Synovial joint organ homeostasis: mechanisms and biological considerations.

Synovial joints are complex multi-tissue organs that permit movement. A well-functioning synovial joint relies on complex interconnected homeostatic mechanisms to maintain joint organ function in response to biomechanical and metabolic demands. These homeostatic mechanisms include, but are not limited to, appropriate mechanobiological responses to load, nutrient delivery from its vasculature, lubrication, proprioception and pain, immunosurveillance, and maintenance of the extracellular matrix (ECM) composition. In osteoarthritis (OA), joint homeostasis is chronically deranged leading to failure of the synovial joint organ and impairment or loss of function.
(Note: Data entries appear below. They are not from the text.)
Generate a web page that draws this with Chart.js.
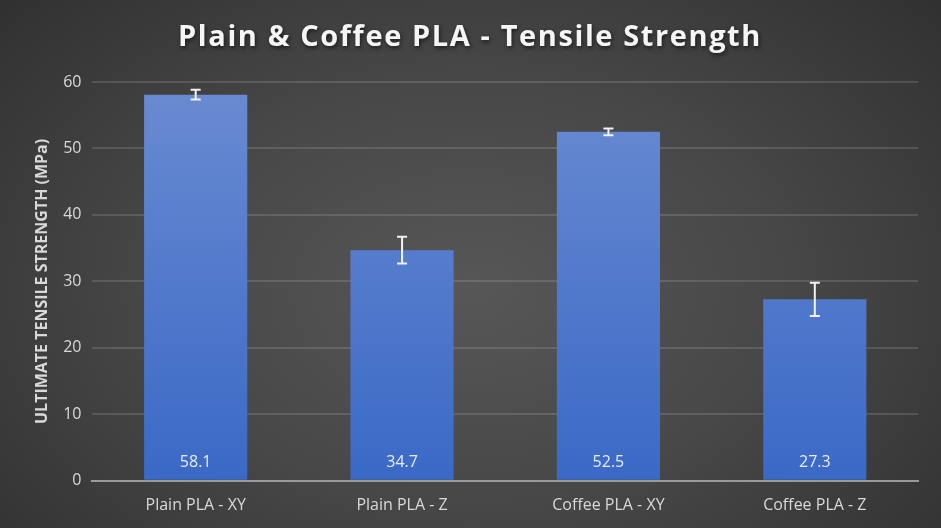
<!DOCTYPE html>
<html>
<head>
<meta charset="utf-8">
<script src="https://cdn.jsdelivr.net/npm/chart.js@4.4.1/dist/chart.umd.min.js"></script>
<style>
  html, body { margin: 0; padding: 0; }
  body {
    width: 941px; height: 528px; overflow: hidden;
    background: radial-gradient(ellipse 75% 90% at 50% 55%, #575757 0%, #474747 45%, #2c2c2c 100%);
  }
  #wrap { position: relative; width: 941px; height: 528px; }
</style>
</head>
<body>
<div id="wrap"><canvas id="chart"></canvas></div>
<script>
// 데이터
const categories = ['Plain PLA - XY', 'Plain PLA - Z', 'Coffee PLA - XY', 'Coffee PLA - Z'];
const strengthValues = [58.1, 34.7, 52.5, 27.3];
const errorValues = [0.75, 2.0, 0.5, 2.5];
const yTicks = [0, 10, 20, 30, 40, 50, 60];

const FONT = "'Open Sans', 'Noto Sans', sans-serif";

// 막대 그라데이션 (위쪽 밝게, 아래쪽 진하게)
function barGradient(context) {
    const chart = context.chart;
    const area = chart.chartArea;
    if (!area) return '#4f78cc';
    const g = chart.ctx.createLinearGradient(0, area.top, 0, area.bottom);
    g.addColorStop(0, '#6a8bd1');
    g.addColorStop(1, '#3a69c6');
    return g;
}

// 오차 막대 플러그인
const errorBarPlugin = {
    id: 'errorBars',
    afterDatasetsDraw(chart) {
        const ctx = chart.ctx;
        const y = chart.scales.y;
        const meta = chart.getDatasetMeta(0);
        ctx.save();
        ctx.strokeStyle = '#f2f2f2';
        ctx.lineWidth = 2;
        meta.data.forEach((bar, i) => {
            const v = strengthValues[i];
            const e = errorValues[i];
            const top = y.getPixelForValue(v + e);
            const bot = y.getPixelForValue(v - e);
            const x = bar.x;
            ctx.beginPath();
            ctx.moveTo(x, top); ctx.lineTo(x, bot);
            ctx.moveTo(x - 5, top); ctx.lineTo(x + 5, top);
            ctx.moveTo(x - 5, bot); ctx.lineTo(x + 5, bot);
            ctx.stroke();
        });
        ctx.restore();
    }
};

// 값 라벨 (막대 안쪽 아래)
const valueLabelPlugin = {
    id: 'valueLabels',
    afterDatasetsDraw(chart) {
        const ctx = chart.ctx;
        const meta = chart.getDatasetMeta(0);
        ctx.save();
        ctx.fillStyle = '#e8ecf5';
        ctx.font = '16px ' + FONT;
        ctx.textAlign = 'center';
        ctx.textBaseline = 'middle';
        meta.data.forEach((bar, i) => {
            ctx.fillText(strengthValues[i].toFixed(1), bar.x, bar.base - 17);
        });
        ctx.restore();
    }
};

// 제목 (자간 + 그림자)
const titlePlugin = {
    id: 'spacedTitle',
    afterDraw(chart) {
        const ctx = chart.ctx;
        ctx.save();
        ctx.font = 'bold 29px ' + FONT;
        ctx.letterSpacing = '1.6px';
        ctx.textAlign = 'center';
        ctx.textBaseline = 'middle';
        ctx.shadowColor = 'rgba(0,0,0,0.6)';
        ctx.shadowBlur = 4;
        ctx.shadowOffsetX = 1;
        ctx.shadowOffsetY = 2;
        ctx.fillStyle = '#f5f5f5';
        ctx.fillText('Plain & Coffee PLA - Tensile Strength', 470, 38);
        ctx.restore();
    }
};

const ctx = document.getElementById('chart').getContext('2d');
new Chart(ctx, {
    type: 'bar',
    data: {
        labels: categories,
        datasets: [{
            data: strengthValues,
            backgroundColor: barGradient,
            borderWidth: 0,
            barPercentage: 0.5,
            categoryPercentage: 1.0
        }]
    },
    options: {
        responsive: true,
        maintainAspectRatio: false,
        animation: false,
        layout: { padding: { top: 82, right: 23, left: 24, bottom: -2 } },
        plugins: {
            legend: { display: false },
            tooltip: { enabled: false },
            title: { display: false }
        },
        scales: {
            x: {
                grid: { display: false, drawTicks: false },
                border: { display: true, color: '#9a9a9a', width: 2 },
                ticks: {
                    color: '#d9d9d9',
                    font: { family: FONT, size: 16 },
                    padding: 15
                }
            },
            y: {
                min: 0,
                max: 60,
                afterBuildTicks(axis) {
                    axis.ticks = yTicks.map(v => ({ value: v }));
                },
                grid: {
                    color: ctx2 => ctx2.tick && ctx2.tick.value === 0 ? 'rgba(0,0,0,0)' : 'rgba(255,255,255,0.13)',
                    lineWidth: 2,
                    drawTicks: false
                },
                border: { display: false },
                ticks: {
                    color: '#d9d9d9',
                    font: { family: FONT, size: 16 },
                    padding: 11
                },
                title: {
                    display: true,
                    text: 'ULTIMATE TENSILE STRENGTH (MPa)',
                    color: '#d9d9d9',
                    font: { family: FONT, size: 16, weight: 'bold' },
                    padding: { top: 9, bottom: 0 }
                }
            }
        }
    },
    plugins: [errorBarPlugin, valueLabelPlugin, titlePlugin]
});
</script>
</body>
</html>
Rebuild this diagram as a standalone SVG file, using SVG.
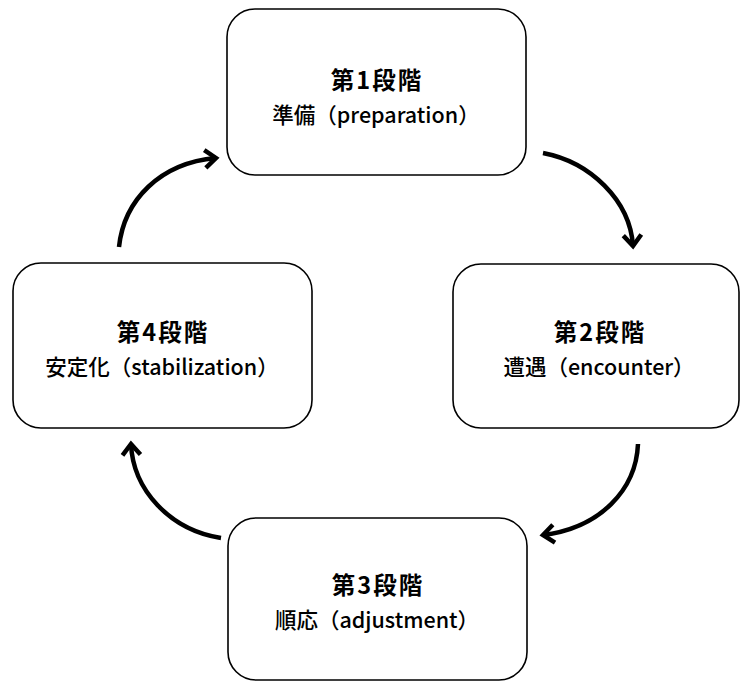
<svg xmlns="http://www.w3.org/2000/svg" width="741" height="681" viewBox="0 0 741 681">
<style>
.box{fill:#fff;stroke:#000;stroke-width:1.6}
.t1{font-family:"Noto Sans CJK JP","Noto Sans",sans-serif;font-size:23.5px;font-weight:700;letter-spacing:2px;text-anchor:middle;fill:#000}
.t2{font-family:"Noto Sans CJK JP","Noto Sans",sans-serif;font-size:21.5px;font-weight:500;text-anchor:middle;fill:#000}
.arr{fill:none;stroke:#000;stroke-width:4.5;marker-end:url(#ah)}
</style>
<defs>
<marker id="ah" markerUnits="userSpaceOnUse" viewBox="-14 -12 18 24" refX="0" refY="0" markerWidth="18" markerHeight="24" orient="auto">
<path d="M-11,-9 L0,0 L-11,9" fill="none" stroke="#000" stroke-width="4.5" stroke-linejoin="miter"/>
</marker>
</defs>
<rect width="741" height="681" fill="#fff"/>
<g id="connectors">
<path class="arr" d="M119,247 C124,200 160,163 216,158"/>
<path class="arr" d="M543,153 C590,162 630,200 633,246"/>
<path class="arr" d="M638,444 C636,490 600,528 543,535"/>
<path class="arr" d="M221,538 C170,530 133,490 131,444"/>
</g>
<g id="stage1">
<rect class="box" x="227" y="9" width="299" height="166" rx="28"/>
<text class="t1" x="377" y="89">第1段階</text>
<text class="t2" x="376" y="123">準備（preparation）</text>
</g>
<g id="stage2">
<rect class="box" x="453" y="264" width="286" height="164" rx="28"/>
<text class="t1" x="600" y="341">第2段階</text>
<text class="t2" x="599" y="375">遭遇（encounter）</text>
</g>
<g id="stage3">
<rect class="box" x="228" y="518" width="299" height="162" rx="28"/>
<text class="t1" x="378" y="594">第3段階</text>
<text class="t2" x="377" y="628">順応（adjustment）</text>
</g>
<g id="stage4">
<rect class="box" x="13" y="263" width="299" height="165" rx="28"/>
<text class="t1" x="163" y="341">第4段階</text>
<text class="t2" x="162" y="375">安定化（stabilization）</text>
</g>
</svg>
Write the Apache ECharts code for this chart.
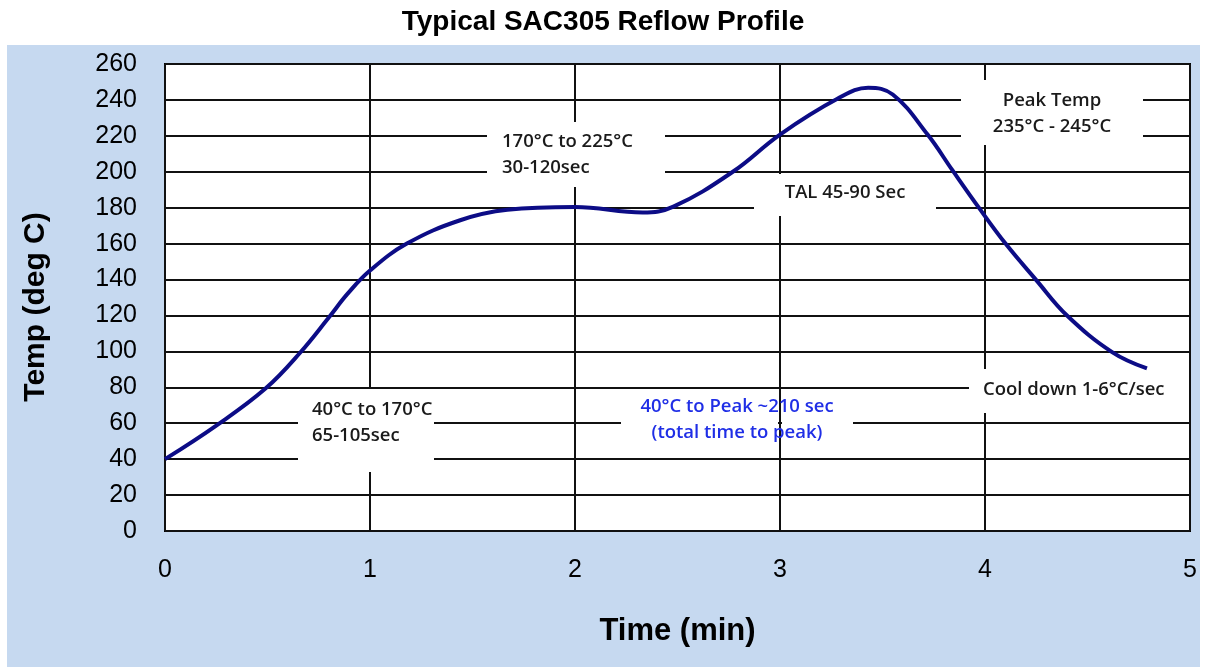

Maintaining synovial joint organ homeostasis is therefore critical to joint function and relies on complex interconnected physiological process at the joint level. As OA prevalence continues to rise, deepening our understanding of the integrated systems that sustain joint homeostasis may identify fruitful avenues for therapeutic intervention. However, key knowledge gaps will need to be addressed including, characterizing vessel function in joint diseases, understanding the role of novel proteases in ECM catabolism, and determining the role of non-macrophage synovial immune cells in joint immunosurveillance. We believe that future research will find greater success if these homeostatic mechanisms are viewed as a single integrated system that considers the crosstalk between mechanical, vascular, immune, and biochemical factors. Therefore, in this review, we explore the interconnected mechanisms that support joint homeostasis and how dysregulation can lead to failure of the synovial joint organ.